What did I learn from CodeEmporium about BERT and Transfomers

BERT Neural Network Explained

LSTMs are slow(because of sequential processing) and not truly bidirectional
Transformers are fast and truly bidirections
- Enable fast processing via parallel architectures
- No activation functions
- Self-Attention mechanism
Stack up Encoders - BERT
Stack up Decoders - GPT
BERT has two components in its training phase
- Next Sentence Prediction
- Masked Language Model
Input
- Word vector representations
- Positional Encoding
- Sentence Index
Input Format - [CLS] + [Sentence 1] + [SEP] + [Sentence 2]
Output Format

[CLS] \( T_1, T_2,\ldots, T_N \) [SEP] \( T_1^\prime, T_2^\prime,\ldots, T_N^\prime \)
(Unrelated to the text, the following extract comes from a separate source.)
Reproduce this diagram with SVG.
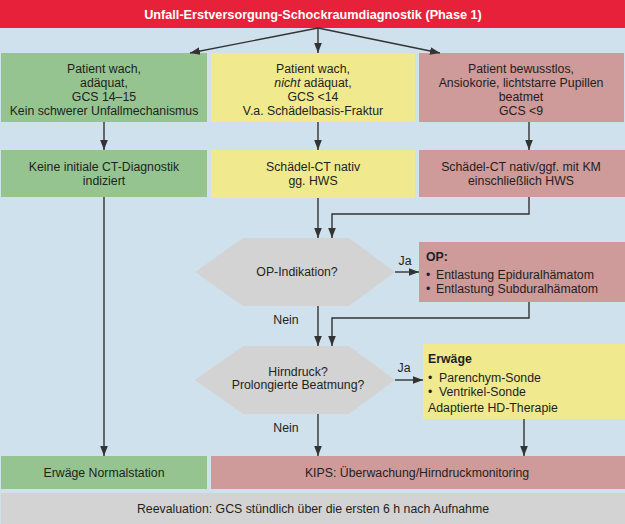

NLP with Neural Networks and Transfomers

Embeddings with Language Models
ElMO uses two layers of BiDirectional LSTMs
Open GPT uses a stack of decoders and is very fast
BERT is bidirectional encoding with transformer architecture
- Fast
- Feed in the entire sentence at one
- Learns context from both directions simulataneously
XLNET is the another improvement on BERT
Spacy has many functions that can be used to integrate with BERT, HuggingFace
HuggingFace has a ton of libraries on Transformers

RNN
- Many to Many Models
- Many to One Models
- One to Many Models
Transformer components
- Encoder : Input Embedding + Positional Encoder + Multi-Headed Attention Layer + Feed Forward layer
- Decoder : Output Embedding + Positional Encoder + Multi-Headed Attention Layer + Encoder-Decoder Attention + FeedForward Layer
Q,K,V to come up with Attention
Layer Normalization
Transformer code on TensorFlow available to play with